How to measure it – Engagement is usually measured in terms of quotes, contracts, or shopping carts adds. Depending on the type of product or service, what’s measured should be the last step before a sale is made, whatever that step may be. Expanding our example from above, let’s say that of the 100 qualified prospects, 50% of them are ready to buy and give a verbal commitment to do so. Our sales funnel is down to 50 potential customers.
Step 5 – Sale
The moment of truth is the actual sales transaction itself. If the potential customer signs the contract, puts down a deposit, or buys your product outright, then a sale is made – congratulations! In sales, we often referred to this as a “close”. Everything else in the sales funnel leads up to this step of the process.
How to build it – The best way to maximize closed sales is to make it easy for the customer to buy from you. If every step along the sales funnel is done properly, then a closed sale should be the natural result. When an engaged or interested customer doesn’t “pull the trigger” on a sale, then obviously there was some objection or concern that wasn’t uncovered or satisfied. In a service business, one of the most common barriers to a closed sale is the lack of a “compelling event”. Many potential customers simply go on “fishing trips” to survey the market without having an immediate interest to buy. Be aware of that and politely help people without getting too invested in them.
How to measure it – The classic measurement of sales effectiveness is the close rate. Let’s say that out of the 50 customers who received a contract, 40 of them actually signed the contract, then the close rate would be 80% (which is a typical close rate for a service business). Other measures of sales might include – average size of transaction, average time to close, average customer acquisition cost (CAC – which is really an overall measure of marketing effectiveness).
Step 6 – Retention and Referral
One might think that a closed sale is the final step, but that’s not entirely true. The best customers are repeat customers who also refer other potential customers to you. Be sure to target some of your marketing activity towards existing customers to retain them and generate referrals.
How to build it – A happy customer is your best opportunity for another sale. Keep your customers happy and they will be the source of new sales. Reaffirm their decision to stay with your company by using loyalty programs, thank you campaigns, and referral discount programs.
How to measure it – There are several ways to measure customer retention and referrals. CTV is the Customer Life-Time Value and measures the amount of revenue generated over the lifetime of a customer relationship. It considers all sales transactions by customers. CRR is the Customer Retention Rate and refers the how many customers you retain over a certain time period. CRR is measured by the formula CRR = ((E-N)/S x 100, where E = number of customers at the end, S is the number of customers at the start, and N = number of new customers acquired during the time period. Let’s say that you start the year with 1000 customers, end the year with 900 customers, and add 50 new customers. The CRR = ((900-50)/1000) x 100 = 85%. Referrals are often measured in terms of absolute numbers or as a average rate based on total number of clients.

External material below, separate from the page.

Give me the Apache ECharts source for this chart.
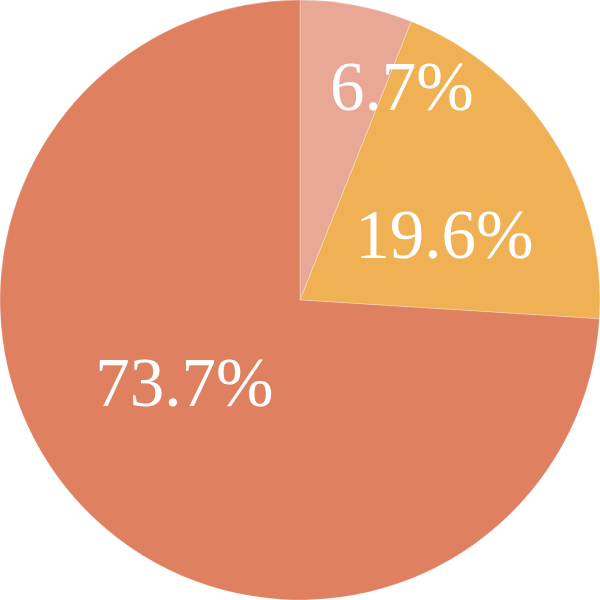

As you can see, there’s a lot more to marketing and sales than simply advertising and hoping for the best. Consider developing a sales funnel that’s very deliberate about generating sales and provides measurements along the way. If your car stopped working, you wouldn’t scrap it – you’d want to know why it’s not working. The same applies to marketing. Having a sales funnel gives you an opportunity to define your sales process, measure effectiveness along the way, and provide an opportunity to fine-tune what you’re doing to build a loyal customer base.